Le vendredi 6 janvier, la rencontre de la dernière chance entre le Gouvernement et le Syndicat Autonome de la Magistrature avait échoué, et le SAM avait alors décidé d’observer une grève de 7 jours ouvrables du 09 Janvier 2017 à partir de 00 heure et au 17 Janvier à partir de 00 heure sur l’ensemble du territoire national. Ce mouvement d’humeur fait suite à un préavis en date du 23 décembre 2016. Les négociations avaient permis d’y surseoir après l’acception par le gouvernement des six principaux points de revendications.
Arguments et contre-arguments
Mais de l’avis du SAM, «les quelques points ayant fait l’objet d’accord entre les parties, n’ont jusqu’à ce jour pas connu de début d’exécution». Dans son Mémoire en défense, le Gouvernement évoque l’incidence financière des revendications (31 milliards F CFA), l’augmentation de 20% des salaires pour l’ensemble des fonctionnaires et agents étalée sur 3 ans et surtout, le fait que les Magistrats bénéficient d’ores et déjà de mesures dont l’incidence financière sur la période 2015-2017 est estimée à 50 milliards F CFA.
Le Gouvernement prévoie en outre une augmentation de 10 % en deux ans (2017-2018) pour les Magistrats. Et de rappeler : «en 2017, les Magistrats auront une augmentation de 12% contre 7% pour les autres agents de l’Etat. Et sur 4 ans, les Magistrats auront une augmentation cumulée de 30% contre 20% accordés aux autres agents de l’Etat sur la même période». Ces arguments ne semblent pour autant pas convaincre les Magistrats outre mesure, qui plaident : «En tenant compte du contexte régional, on relève que le budget du Niger alloue 1,5% des crédits budgétaires au Ministère de la Justice tandis que le Burkina Faso octroie 1,2% de son budget national qui s’élève à 1.914 milliards de FCFA en 2015. Le Mali avec un budget annuel de 1.828 milliards de FCFA de recettes alloue moins de 1% au département de la Justice (exactement. 0,58%). (Pour mémoire : le Ministre de l’économie et des Finances du Mali a déclaré que c’est la première fois en 2016 que le budget du Mali a franchi le seuil des 2.000 milliards de FCFA et cela a une valeur symbolique assez forte qui conforte le Mali en occupant le 3ème rang au sein de l’UEMOA)… Toujours dans le contexte régional, au Sénégal, un Magistrat débutant bénéficie d’une indemnité mensuelle de judicature de 800.000 FCFA. Il en est de même du Burkina Faso avec un montant mensuel de 805.000 FCFA, tandis que le Président de la Cour suprême, en tant que président d’une institution constitutionnelle de la République, n’a que 250 000 FCFA par mois», se défendent les Magistrats maliens.
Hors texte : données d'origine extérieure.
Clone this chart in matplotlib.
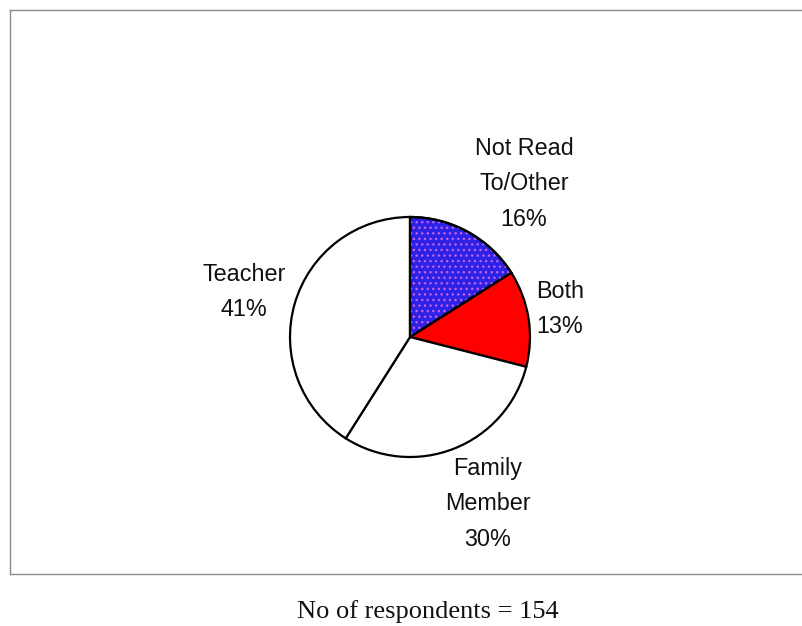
import matplotlib
matplotlib.use("Agg")
import matplotlib.pyplot as plt
import matplotlib.patches as mpatches

# Who reads to the respondents (percent of 154 respondents)
categories = ["Not Read\nTo/Other", "Both", "Family\nMember", "Teacher"]
shares = [16, 13, 30, 41]
respondents = 154

face_colors = ["#2c22e6", "#ff0000", "#ffffff", "#ffffff"]
label_pos = [(524, 184), (560, 309), (488, 504), (244, 292)]  # pixel positions, top-left origin

W, H = 802, 626
fig = plt.figure(figsize=(W / 100, H / 100), dpi=100)
ax = fig.add_axes([0, 0, 1, 1])

cx, cy, r = 410, H - 337, 120

wedges, _ = ax.pie(shares, colors=face_colors, startangle=90, counterclock=False,
                   center=(cx, cy), radius=r, frame=True,
                   wedgeprops=dict(edgecolor="black", linewidth=1.6))
ax.set_xlim(0, W)
ax.set_ylim(0, H)
ax.set_aspect("equal")
ax.axis("off")

# speckled texture over the first slice
w0 = wedges[0]
tex = mpatches.Wedge((cx, cy), r, w0.theta1, w0.theta2, facecolor="none",
                     edgecolor="#c060e8", hatch="...", linewidth=0, zorder=w0.get_zorder() + 0.1)
ax.add_patch(tex)
outline = mpatches.Wedge((cx, cy), r, w0.theta1, w0.theta2, facecolor="none",
                         edgecolor="black", linewidth=1.6, zorder=w0.get_zorder() + 0.2)
ax.add_patch(outline)

for name, val, (px, py) in zip(categories, shares, label_pos):
    ax.text(px, H - py, f"{name}\n{val}%", ha="center", va="center",
            fontsize=16.8, family="Liberation Sans", linespacing=1.68, color="#111111")

# frame around the chart area
frame_kw = dict(color="#8a8a8a", linewidth=1.0)
ax.plot([10, W], [H - 10, H - 10], **frame_kw)
ax.plot([10, 10], [H - 10, H - 574], **frame_kw)
ax.plot([10, W], [H - 574, H - 574], **frame_kw)

fig.text(428 / W, 1 - 612 / H, f"No of respondents = {respondents}", ha="center", va="center",
         fontsize=19, family="Liberation Serif", color="#111111")

fig.savefig("out.png", dpi=100, facecolor="white")
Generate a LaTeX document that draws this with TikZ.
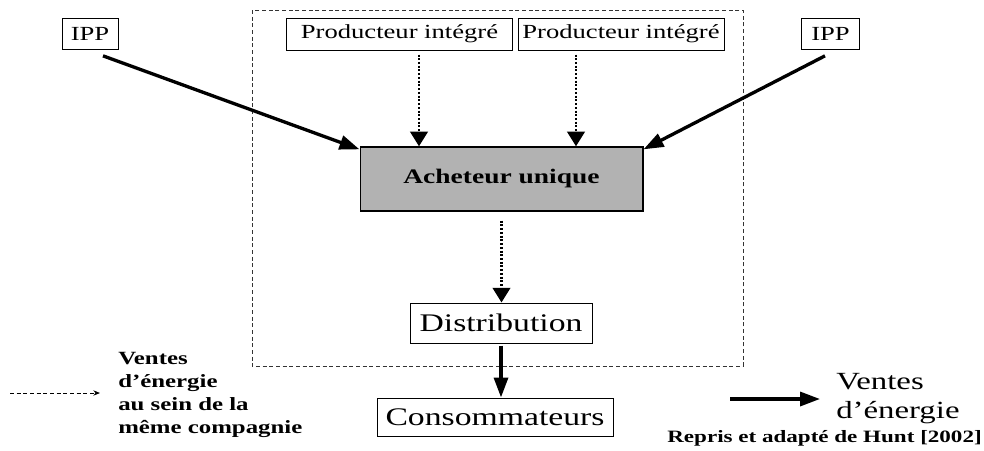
\documentclass[tikz,border=0pt]{standalone}
\usepackage{fontspec}
\setmainfont{Liberation Serif}[FakeStretch=1.33]
\usetikzlibrary{arrows.meta}

\begin{document}
\begin{tikzpicture}[x=0.75pt,y=-0.75pt,inner sep=0pt,
	box/.style={draw,line width=0.75pt,font=\fontsize{15}{18}\selectfont,minimum height=23pt},
	bigbox/.style={draw,line width=0.75pt,font=\fontsize{19}{22}\selectfont}]
	\useasboundingbox (0,0) rectangle (984,450);
	\tikzset{plain/.style={-{Triangle[length=15pt,width=10.5pt]},line width=2.5pt}}
	\tikzset{dotarrow/.style={-{Triangle[length=11pt,width=13pt]},line width=2.2pt,dash pattern=on 1.5pt off 1.3pt}}
	\draw[black!80,line width=0.6pt,dash pattern=on 3pt off 2pt] (252,10) rectangle (743,366);
	\node[box,minimum width=42pt] (ippA) at (90,34) {IPP};
	\node[box,minimum width=43pt] (ippB) at (830.5,34) {IPP};
	\node[box,minimum width=169pt,minimum height=24pt] (prodA) at (399.5,34) {Producteur intégré};
	\node[box,minimum width=154.5pt,minimum height=24pt] (prodB) at (621,34) {Producteur intégré};
	\node[draw,line width=1pt,fill=black!30,font=\bfseries\fontsize{15.5}{18}\selectfont,
		minimum width=212pt,minimum height=48pt] (ach) at (501.5,179) {Acheteur unique};
	\node[bigbox,minimum width=136.5pt,minimum height=30pt] (dist) at (501,323) {Distribution};
	\node[bigbox,minimum width=177pt,minimum height=28.5pt] (cons) at (495,417) {Consommateurs};
	\draw[plain] ([shift={(13,6)}]ippA.south) -- ([shift={(0,3)}]ach.north west);
	\draw[plain] ([shift={(-5.5,6)}]ippB.south) -- ([shift={(0,3)}]ach.north east);
	\draw[dotarrow] ([shift={(19.5,4)}]prodA.south) -- ([shift={(-82.5,0)}]ach.north);
	\draw[dotarrow] ([shift={(-45,4)}]prodB.south) -- ([shift={(74.5,0)}]ach.north);
	\draw[dotarrow] ([shift={(0,9)}]ach.south) -- (ach.south |- dist.north);
	\draw[plain] ([shift={(0,2)}]dist.south) -- (dist.south |- cons.north);
	\coordinate (legA1) at (10,393);
	\coordinate (legA2) at (100,393);
	\draw[-{Stealth[length=5pt,width=4pt]},line width=0.7pt,dash pattern=on 3pt off 2pt] (legA1) -- (legA2);
	\node[anchor=north west,align=left,font=\bfseries\fontsize{14}{17.25}\selectfont] (legA) at (118,352)
		{Ventes\\d’énergie\\au sein de la\\même compagnie};
	\coordinate (legB1) at (730,399);
	\coordinate (legB2) at (820,399);
	\draw[plain] (legB1) -- (legB2);
	\node[anchor=north west,align=left,font=\fontsize{18.5}{21.75}\selectfont] (legB) at (836,373)
		{Ventes\\d’énergie};
	\node[anchor=base east,font=\bfseries\fontsize{13}{15}\selectfont] (src) at (982,442)
		{Repris et adapté de Hunt [2002]};
\end{tikzpicture}
\end{document}
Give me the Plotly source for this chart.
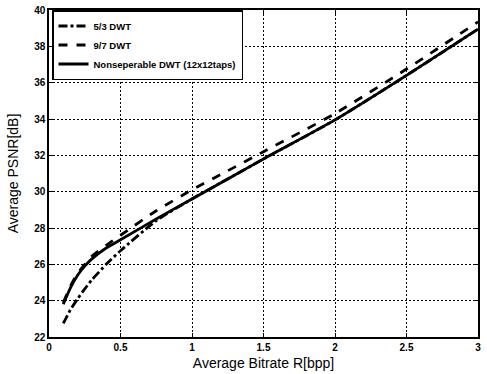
import plotly.graph_objects as go

bitrate = [0.1, 0.15, 0.2, 0.25, 0.3, 0.4, 0.5, 0.75, 1.0, 1.25, 1.5, 2.0, 2.5, 3.0]
psnr_53 = [22.75, 23.5, 24.1, 24.65, 25.15, 26.0, 26.75, 28.4, 29.6, 30.7, 31.8, 33.95, 36.4, 38.95]
psnr_97 = [23.9, 24.8, 25.5, 26.0, 26.45, 27.05, 27.6, 28.95, 30.1, 31.15, 32.2, 34.3, 36.75, 39.35]
psnr_ns = [23.8, 24.7, 25.4, 25.9, 26.3, 26.9, 27.35, 28.5, 29.6, 30.7, 31.8, 33.95, 36.4, 38.95]

names = ["5/3 DWT", "9/7 DWT", "Nonseperable DWT (12x12taps)"]
x_ticks = [0, 0.5, 1, 1.5, 2, 2.5, 3]
x_tick_text = ["0", "0.5", "1", "1.5", "2", "2.5", "3"]
y_ticks = [22, 24, 26, 28, 30, 32, 34, 36, 38, 40]

fig = go.Figure()
fig.add_trace(go.Scatter(x=bitrate, y=psnr_53, mode="lines", name=names[0],
                         line=dict(color="black", width=2.8, dash="dashdot", shape="spline", smoothing=0.6)))
fig.add_trace(go.Scatter(x=bitrate, y=psnr_97, mode="lines", name=names[1],
                         line=dict(color="black", width=2.8, dash="dash", shape="spline", smoothing=0.6)))
fig.add_trace(go.Scatter(x=bitrate, y=psnr_ns, mode="lines", name=names[2],
                         line=dict(color="black", width=2.8, shape="spline", smoothing=0.6)))

font_family = "Liberation Sans, Arial, sans-serif"
axis_common = dict(showline=True, linecolor="black", linewidth=1.5, mirror="ticks",
                   ticks="inside", ticklen=4, tickcolor="black", tickwidth=1.2,
                   showgrid=True, gridcolor="#000000", gridwidth=1.2, griddash="1.5px,2.5px",
                   zeroline=False, layer="below traces",
                   tickfont=dict(family=font_family, size=10, color="black", weight="bold"))

fig.update_layout(
    template="none",
    width=487, height=374,
    margin=dict(l=49, r=9, t=10, b=37),
    paper_bgcolor="white", plot_bgcolor="white",
    font=dict(family=font_family, color="black"),
    showlegend=True,
    legend=dict(x=0.007, y=1.0, xanchor="left", yanchor="top",
                bgcolor="white", bordercolor="black", borderwidth=1.5,
                font=dict(family=font_family, size=9.5, color="black", weight="bold"),
                tracegroupgap=0, itemwidth=30),
    xaxis=dict(range=[0, 3], tickvals=x_ticks, ticktext=x_tick_text,
               title=dict(text="Average Bitrate R[bpp]", standoff=6,
                          font=dict(family=font_family, size=14, color="black")),
               **axis_common),
    yaxis=dict(range=[22, 40], tickvals=y_ticks,
               title=dict(text="Average PSNR[dB]", standoff=12,
                          font=dict(family=font_family, size=14, color="black")),
               **axis_common),
)

fig.write_html("out.html")
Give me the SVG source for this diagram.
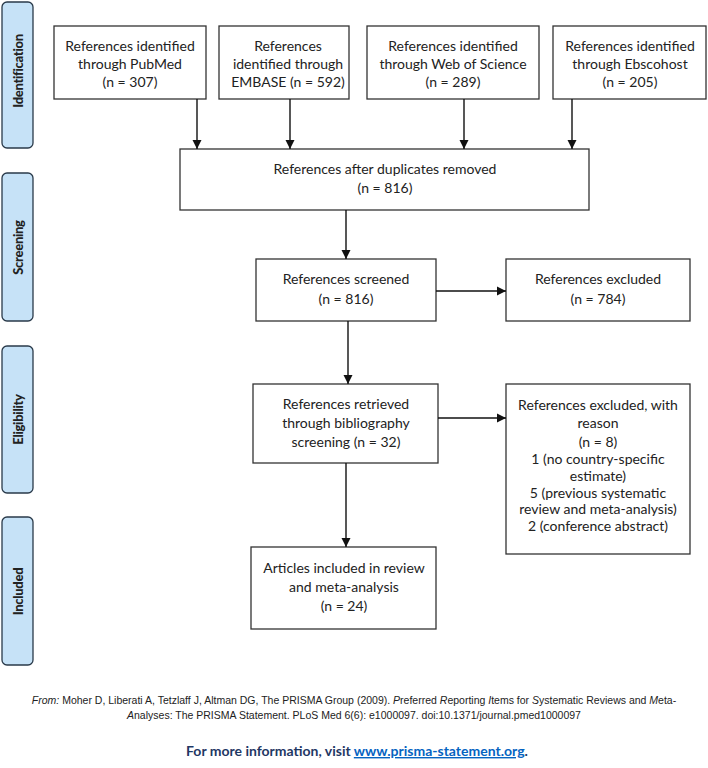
<svg xmlns="http://www.w3.org/2000/svg" width="708" height="768" viewBox="0 0 708 768">
<defs>
<marker id="ah" markerWidth="10" markerHeight="10" refX="9" refY="5" orient="auto" markerUnits="userSpaceOnUse">
<path d="M0,0.5 L9,5 L0,9.5 Z" fill="#111"/>
</marker>
<style>
.box{fill:#fff;stroke:#333;stroke-width:1.3}
.side{fill:#c6e2f7;stroke:#2a3a4a;stroke-width:1.3}
.t{font-family:Lato,"Open Sans","Liberation Sans",sans-serif;font-size:14px;fill:#222;text-anchor:middle}
.s{font-family:Lato,"Open Sans","Liberation Sans",sans-serif;font-size:13px;font-weight:900;letter-spacing:-0.3px;fill:#222;text-anchor:middle}
.c{stroke:#111;stroke-width:1.4;fill:none;marker-end:url(#ah)}
.f{font-family:"Liberation Sans",Arial,sans-serif;font-size:10.5px;fill:#222;text-anchor:middle}
.m{font-family:Lato,"Open Sans",sans-serif;font-size:14px;font-weight:bold;fill:#1f3864;text-anchor:middle}
</style>
</defs>
<rect width="708" height="768" fill="#fff"/>
<g id="phase-identification"><rect class="side" x="2" y="2" width="31" height="146" rx="5"/><text class="s" transform="translate(22.5,71) rotate(-90)">Identification</text></g>
<g id="phase-screening"><rect class="side" x="2" y="173" width="31" height="148" rx="5"/><text class="s" transform="translate(22.5,247.5) rotate(-90)">Screening</text></g>
<g id="phase-eligibility"><rect class="side" x="2" y="346" width="31" height="147" rx="5"/><text class="s" transform="translate(22.5,419.5) rotate(-90)">Eligibility</text></g>
<g id="phase-included"><rect class="side" x="2" y="517" width="31" height="148" rx="5"/><text class="s" transform="translate(22.5,591.5) rotate(-90)">Included</text></g>

<g id="pubmed"><rect class="box" x="54" y="26" width="152" height="73"/>
<text class="t" x="130" y="51">References identified</text><text class="t" x="130" y="69">through PubMed</text><text class="t" x="130" y="87">(n = 307)</text></g>
<g id="embase"><rect class="box" x="219" y="26" width="130" height="73"/>
<text class="t" x="288" y="51">References</text><text class="t" x="288" y="69">identified through</text><text class="t" x="288" y="87">EMBASE (n = 592)</text></g>
<g id="wos"><rect class="box" x="367" y="26" width="172" height="73"/>
<text class="t" x="453" y="51">References identified</text><text class="t" x="453" y="69">through Web of Science</text><text class="t" x="453" y="87">(n = 289)</text></g>
<g id="ebscohost"><rect class="box" x="553" y="26" width="153" height="73"/>
<text class="t" x="630" y="51">References identified</text><text class="t" x="630" y="69">through Ebscohost</text><text class="t" x="630" y="87">(n = 205)</text></g>
<g id="dedup"><rect class="box" x="180" y="149" width="409" height="61"/>
<text class="t" x="385" y="174">References after duplicates removed</text><text class="t" x="385" y="193">(n = 816)</text></g>
<g id="screened"><rect class="box" x="256" y="259" width="180" height="62"/>
<text class="t" x="346" y="284">References screened</text><text class="t" x="346" y="304">(n = 816)</text></g>
<g id="excluded"><rect class="box" x="506" y="259" width="184" height="62"/>
<text class="t" x="598" y="284">References excluded</text><text class="t" x="598" y="304">(n = 784)</text></g>
<g id="retrieved"><rect class="box" x="253" y="384" width="185" height="79"/>
<text class="t" x="346" y="409">References retrieved</text><text class="t" x="346" y="428">through bibliography</text><text class="t" x="346" y="447">screening (n = 32)</text></g>
<g id="excluded-reason"><rect class="box" x="506" y="384" width="184" height="170"/>
<text class="t" x="598" y="410">References excluded, with</text><text class="t" x="598" y="428">reason</text><text class="t" x="598" y="447">(n = 8)</text>
<text class="t" x="598" y="464">1 (no country-specific</text><text class="t" x="598" y="481">estimate)</text><text class="t" x="598" y="498">5 (previous systematic</text><text class="t" x="598" y="514">review and meta-analysis)</text><text class="t" x="598" y="531">2 (conference abstract)</text></g>
<g id="included"><rect class="box" x="251" y="547" width="185" height="82"/>
<text class="t" x="344" y="573">Articles included in review</text><text class="t" x="344" y="592">and meta-analysis</text><text class="t" x="344" y="611">(n = 24)</text></g>

<g id="connectors">
<line class="c" x1="197" y1="99" x2="197" y2="149"/>
<line class="c" x1="290" y1="99" x2="290" y2="149"/>
<line class="c" x1="464" y1="99" x2="464" y2="149"/>
<line class="c" x1="572" y1="99" x2="572" y2="149"/>
<line class="c" x1="346" y1="210" x2="346" y2="259"/>
<line class="c" x1="436" y1="291" x2="506" y2="291"/>
<line class="c" x1="348" y1="321" x2="348" y2="384"/>
<line class="c" x1="438" y1="418" x2="506" y2="418"/>
<line class="c" x1="346" y1="463" x2="346" y2="547"/>
</g>

<g id="footer">
<text class="f" x="354" y="704"><tspan font-style="italic">From:</tspan>  Moher D, Liberati A, Tetzlaff J, Altman DG, The PRISMA Group (2009). <tspan font-style="italic">P</tspan>referred <tspan font-style="italic">R</tspan>eporting <tspan font-style="italic">I</tspan>tems for <tspan font-style="italic">S</tspan>ystematic Reviews and <tspan font-style="italic">M</tspan>eta-</text>
<text class="f" x="354" y="719"><tspan font-style="italic">A</tspan>nalyses: The PRISMA Statement. PLoS Med 6(6): e1000097. doi:10.1371/journal.pmed1000097</text>
<text class="m" x="357" y="756">For more information, visit <tspan fill="#0563c1" text-decoration="underline">www.prisma-statement.org</tspan>.</text>
</g>
</svg>
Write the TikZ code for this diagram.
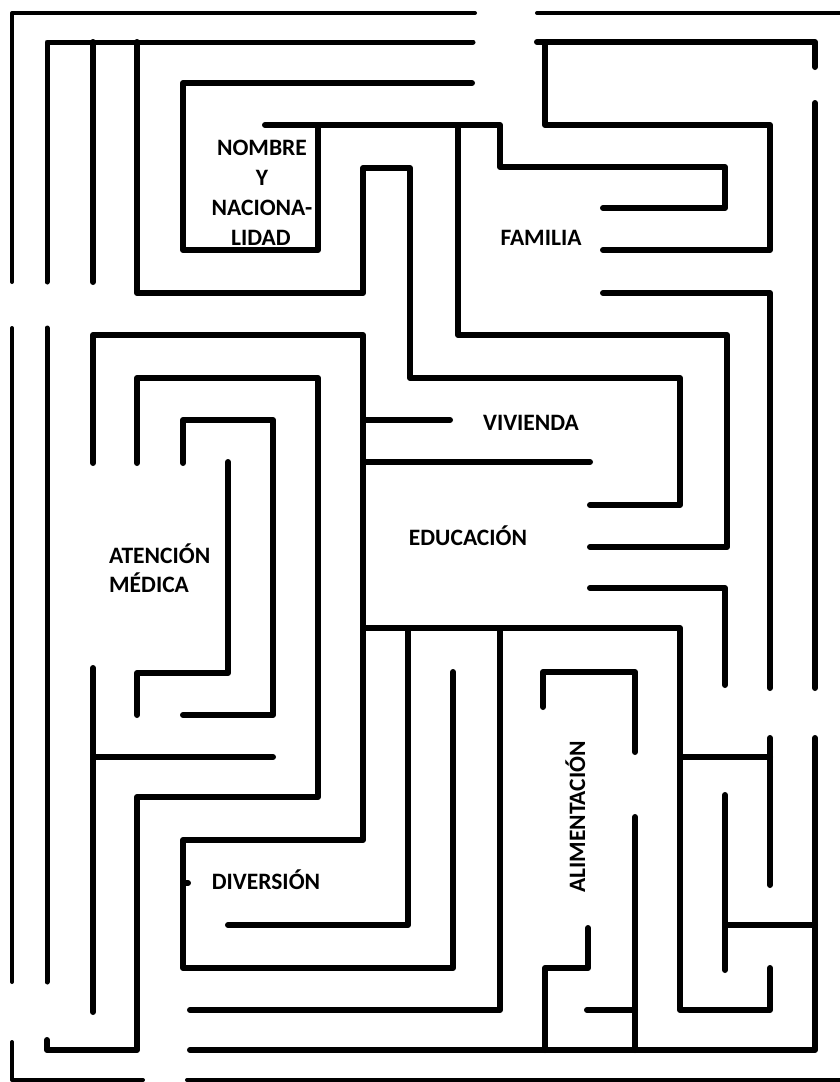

Aussi, précisent-ils, «les ressources financières générées par la Justice (consignations, amendes, enregistrements, etc.), s’établissent à plus de 15 milliards de FCFA par an. Ces ressources en grande partie échappent à toute perception et constituent des manques à gagner du fait d’une mauvaise organisation.
Ces ressources financières découlant des activités de la Justice représentent plus de 0,8% du montant des recettes budgétaires et dépassent les 12 milliards alloués chaque année au Département de la Justice… A vrai dire et pour tout dire, la Justice malienne rapporte plus à l’Etat qu’elle ne reçoit de ce dernier».